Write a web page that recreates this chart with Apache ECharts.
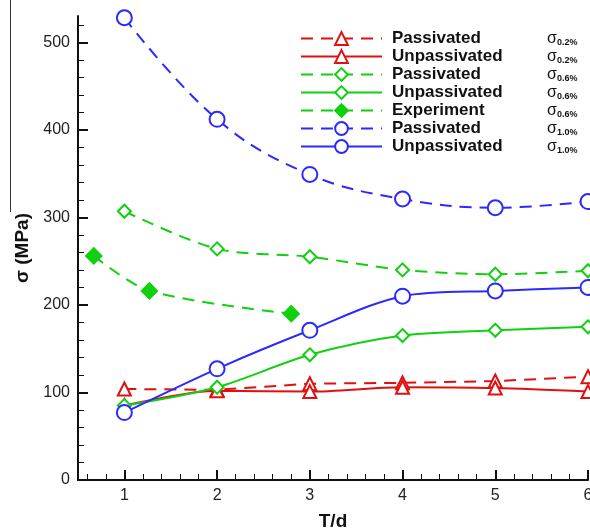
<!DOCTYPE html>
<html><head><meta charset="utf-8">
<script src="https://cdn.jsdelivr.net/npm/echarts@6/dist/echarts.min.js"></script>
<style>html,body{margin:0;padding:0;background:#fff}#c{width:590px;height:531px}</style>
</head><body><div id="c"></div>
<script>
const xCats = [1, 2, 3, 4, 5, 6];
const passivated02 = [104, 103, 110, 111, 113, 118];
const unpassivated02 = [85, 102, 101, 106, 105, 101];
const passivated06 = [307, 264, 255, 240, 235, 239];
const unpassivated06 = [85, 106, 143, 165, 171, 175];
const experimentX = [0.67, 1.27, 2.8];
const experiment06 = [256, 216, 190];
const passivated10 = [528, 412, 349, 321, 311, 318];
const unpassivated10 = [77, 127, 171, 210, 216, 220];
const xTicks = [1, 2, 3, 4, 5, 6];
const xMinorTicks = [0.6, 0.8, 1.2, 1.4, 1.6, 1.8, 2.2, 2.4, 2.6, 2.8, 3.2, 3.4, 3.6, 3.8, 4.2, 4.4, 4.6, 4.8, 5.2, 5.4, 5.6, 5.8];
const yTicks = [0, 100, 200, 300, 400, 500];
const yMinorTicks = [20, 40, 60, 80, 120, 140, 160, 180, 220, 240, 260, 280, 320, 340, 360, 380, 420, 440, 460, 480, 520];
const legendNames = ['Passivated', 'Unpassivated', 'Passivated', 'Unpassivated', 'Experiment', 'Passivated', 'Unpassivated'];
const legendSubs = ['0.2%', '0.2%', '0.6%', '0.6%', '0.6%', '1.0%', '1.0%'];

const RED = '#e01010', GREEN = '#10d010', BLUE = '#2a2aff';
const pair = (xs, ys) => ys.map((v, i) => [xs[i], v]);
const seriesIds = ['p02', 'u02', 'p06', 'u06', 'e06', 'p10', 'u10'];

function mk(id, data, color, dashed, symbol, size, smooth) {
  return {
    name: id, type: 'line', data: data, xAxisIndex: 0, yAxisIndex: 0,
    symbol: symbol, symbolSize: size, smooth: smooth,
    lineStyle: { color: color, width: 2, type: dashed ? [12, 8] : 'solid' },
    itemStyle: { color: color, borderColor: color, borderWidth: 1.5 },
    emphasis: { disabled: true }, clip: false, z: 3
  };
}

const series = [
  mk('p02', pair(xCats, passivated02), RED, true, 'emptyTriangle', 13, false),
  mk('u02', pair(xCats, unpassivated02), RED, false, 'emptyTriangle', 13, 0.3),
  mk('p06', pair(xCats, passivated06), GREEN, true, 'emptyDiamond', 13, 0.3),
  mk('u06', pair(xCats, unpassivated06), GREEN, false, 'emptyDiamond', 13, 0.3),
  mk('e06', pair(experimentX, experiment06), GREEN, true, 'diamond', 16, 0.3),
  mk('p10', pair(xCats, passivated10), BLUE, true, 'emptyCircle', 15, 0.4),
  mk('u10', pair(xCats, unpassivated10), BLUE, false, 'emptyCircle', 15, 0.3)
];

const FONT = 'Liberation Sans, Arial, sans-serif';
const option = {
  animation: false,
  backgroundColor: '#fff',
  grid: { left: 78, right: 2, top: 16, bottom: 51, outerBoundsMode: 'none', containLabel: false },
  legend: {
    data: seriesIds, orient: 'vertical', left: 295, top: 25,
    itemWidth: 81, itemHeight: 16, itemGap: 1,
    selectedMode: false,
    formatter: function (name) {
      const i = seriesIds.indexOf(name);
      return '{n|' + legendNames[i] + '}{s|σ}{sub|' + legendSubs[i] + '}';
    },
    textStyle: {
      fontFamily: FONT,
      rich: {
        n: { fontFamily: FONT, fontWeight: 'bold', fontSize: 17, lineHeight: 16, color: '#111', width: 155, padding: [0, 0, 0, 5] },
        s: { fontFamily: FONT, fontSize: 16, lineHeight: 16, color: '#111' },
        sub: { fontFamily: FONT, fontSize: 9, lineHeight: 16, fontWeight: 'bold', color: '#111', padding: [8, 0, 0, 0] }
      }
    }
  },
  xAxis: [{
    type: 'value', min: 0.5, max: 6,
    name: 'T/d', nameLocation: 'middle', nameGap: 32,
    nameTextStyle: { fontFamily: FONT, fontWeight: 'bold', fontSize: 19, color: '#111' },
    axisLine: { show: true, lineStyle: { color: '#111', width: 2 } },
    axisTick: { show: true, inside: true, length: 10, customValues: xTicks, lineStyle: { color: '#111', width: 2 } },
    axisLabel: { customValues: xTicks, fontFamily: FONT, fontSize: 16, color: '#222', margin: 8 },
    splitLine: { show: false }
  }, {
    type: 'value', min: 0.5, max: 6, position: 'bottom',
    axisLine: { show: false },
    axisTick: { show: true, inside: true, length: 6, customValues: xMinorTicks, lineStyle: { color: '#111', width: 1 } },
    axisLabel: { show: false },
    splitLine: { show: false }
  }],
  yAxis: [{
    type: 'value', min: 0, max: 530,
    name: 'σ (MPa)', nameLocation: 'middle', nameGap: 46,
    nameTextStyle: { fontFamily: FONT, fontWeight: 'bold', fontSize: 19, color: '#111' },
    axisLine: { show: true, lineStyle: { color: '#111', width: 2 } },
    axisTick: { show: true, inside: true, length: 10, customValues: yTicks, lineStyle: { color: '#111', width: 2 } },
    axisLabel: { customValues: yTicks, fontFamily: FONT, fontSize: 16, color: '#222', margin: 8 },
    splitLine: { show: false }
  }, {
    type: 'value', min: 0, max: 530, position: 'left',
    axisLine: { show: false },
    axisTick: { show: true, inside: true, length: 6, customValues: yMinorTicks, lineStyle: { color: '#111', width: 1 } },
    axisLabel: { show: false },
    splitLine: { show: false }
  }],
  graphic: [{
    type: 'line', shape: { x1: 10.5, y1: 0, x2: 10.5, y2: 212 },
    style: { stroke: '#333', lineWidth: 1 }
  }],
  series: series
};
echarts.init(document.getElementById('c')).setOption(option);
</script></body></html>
────────────────────
» **To be done**
Reproduce the material above verbatim; omit every picture.

» **Correct result**
Write a web page that recreates this chart with Apache ECharts.
<!DOCTYPE html>
<html><head><meta charset="utf-8">
<script src="https://cdn.jsdelivr.net/npm/echarts@6/dist/echarts.min.js"></script>
<style>html,body{margin:0;padding:0;background:#fff}#c{width:590px;height:531px}</style>
</head><body><div id="c"></div>
<script>
const xCats = [1, 2, 3, 4, 5, 6];
const passivated02 = [104, 103, 110, 111, 113, 118];
const unpassivated02 = [85, 102, 101, 106, 105, 101];
const passivated06 = [307, 264, 255, 240, 235, 239];
const unpassivated06 = [85, 106, 143, 165, 171, 175];
const experimentX = [0.67, 1.27, 2.8];
const experiment06 = [256, 216, 190];
const passivated10 = [528, 412, 349, 321, 311, 318];
const unpassivated10 = [77, 127, 171, 210, 216, 220];
const xTicks = [1, 2, 3, 4, 5, 6];
const xMinorTicks = [0.6, 0.8, 1.2, 1.4, 1.6, 1.8, 2.2, 2.4, 2.6, 2.8, 3.2, 3.4, 3.6, 3.8, 4.2, 4.4, 4.6, 4.8, 5.2, 5.4, 5.6, 5.8];
const yTicks = [0, 100, 200, 300, 400, 500];
const yMinorTicks = [20, 40, 60, 80, 120, 140, 160, 180, 220, 240, 260, 280, 320, 340, 360, 380, 420, 440, 460, 480, 520];
const legendNames = ['Passivated', 'Unpassivated', 'Passivated', 'Unpassivated', 'Experiment', 'Passivated', 'Unpassivated'];
const legendSubs = ['0.2%', '0.2%', '0.6%', '0.6%', '0.6%', '1.0%', '1.0%'];

const RED = '#e01010', GREEN = '#10d010', BLUE = '#2a2aff';
const pair = (xs, ys) => ys.map((v, i) => [xs[i], v]);
const seriesIds = ['p02', 'u02', 'p06', 'u06', 'e06', 'p10', 'u10'];

function mk(id, data, color, dashed, symbol, size, smooth) {
  return {
    name: id, type: 'line', data: data, xAxisIndex: 0, yAxisIndex: 0,
    symbol: symbol, symbolSize: size, smooth: smooth,
    lineStyle: { color: color, width: 2, type: dashed ? [12, 8] : 'solid' },
    itemStyle: { color: color, borderColor: color, borderWidth: 1.5 },
    emphasis: { disabled: true }, clip: false, z: 3
  };
}

const series = [
  mk('p02', pair(xCats, passivated02), RED, true, 'emptyTriangle', 13, false),
  mk('u02', pair(xCats, unpassivated02), RED, false, 'emptyTriangle', 13, 0.3),
  mk('p06', pair(xCats, passivated06), GREEN, true, 'emptyDiamond', 13, 0.3),
  mk('u06', pair(xCats, unpassivated06), GREEN, false, 'emptyDiamond', 13, 0.3),
  mk('e06', pair(experimentX, experiment06), GREEN, true, 'diamond', 16, 0.3),
  mk('p10', pair(xCats, passivated10), BLUE, true, 'emptyCircle', 15, 0.4),
  mk('u10', pair(xCats, unpassivated10), BLUE, false, 'emptyCircle', 15, 0.3)
];

const FONT = 'Liberation Sans, Arial, sans-serif';
const option = {
  animation: false,
  backgroundColor: '#fff',
  grid: { left: 78, right: 2, top: 16, bottom: 51, outerBoundsMode: 'none', containLabel: false },
  legend: {
    data: seriesIds, orient: 'vertical', left: 295, top: 25,
    itemWidth: 81, itemHeight: 16, itemGap: 1,
    selectedMode: false,
    formatter: function (name) {
      const i = seriesIds.indexOf(name);
      return '{n|' + legendNames[i] + '}{s|σ}{sub|' + legendSubs[i] + '}';
    },
    textStyle: {
      fontFamily: FONT,
      rich: {
        n: { fontFamily: FONT, fontWeight: 'bold', fontSize: 17, lineHeight: 16, color: '#111', width: 155, padding: [0, 0, 0, 5] },
        s: { fontFamily: FONT, fontSize: 16, lineHeight: 16, color: '#111' },
        sub: { fontFamily: FONT, fontSize: 9, lineHeight: 16, fontWeight: 'bold', color: '#111', padding: [8, 0, 0, 0] }
      }
    }
  },
  xAxis: [{
    type: 'value', min: 0.5, max: 6,
    name: 'T/d', nameLocation: 'middle', nameGap: 32,
    nameTextStyle: { fontFamily: FONT, fontWeight: 'bold', fontSize: 19, color: '#111' },
    axisLine: { show: true, lineStyle: { color: '#111', width: 2 } },
    axisTick: { show: true, inside: true, length: 10, customValues: xTicks, lineStyle: { color: '#111', width: 2 } },
    axisLabel: { customValues: xTicks, fontFamily: FONT, fontSize: 16, color: '#222', margin: 8 },
    splitLine: { show: false }
  }, {
    type: 'value', min: 0.5, max: 6, position: 'bottom',
    axisLine: { show: false },
    axisTick: { show: true, inside: true, length: 6, customValues: xMinorTicks, lineStyle: { color: '#111', width: 1 } },
    axisLabel: { show: false },
    splitLine: { show: false }
  }],
  yAxis: [{
    type: 'value', min: 0, max: 530,
    name: 'σ (MPa)', nameLocation: 'middle', nameGap: 46,
    nameTextStyle: { fontFamily: FONT, fontWeight: 'bold', fontSize: 19, color: '#111' },
    axisLine: { show: true, lineStyle: { color: '#111', width: 2 } },
    axisTick: { show: true, inside: true, length: 10, customValues: yTicks, lineStyle: { color: '#111', width: 2 } },
    axisLabel: { customValues: yTicks, fontFamily: FONT, fontSize: 16, color: '#222', margin: 8 },
    splitLine: { show: false }
  }, {
    type: 'value', min: 0, max: 530, position: 'left',
    axisLine: { show: false },
    axisTick: { show: true, inside: true, length: 6, customValues: yMinorTicks, lineStyle: { color: '#111', width: 1 } },
    axisLabel: { show: false },
    splitLine: { show: false }
  }],
  graphic: [{
    type: 'line', shape: { x1: 10.5, y1: 0, x2: 10.5, y2: 212 },
    style: { stroke: '#333', lineWidth: 1 }
  }],
  series: series
};
echarts.init(document.getElementById('c')).setOption(option);
</script></body></html>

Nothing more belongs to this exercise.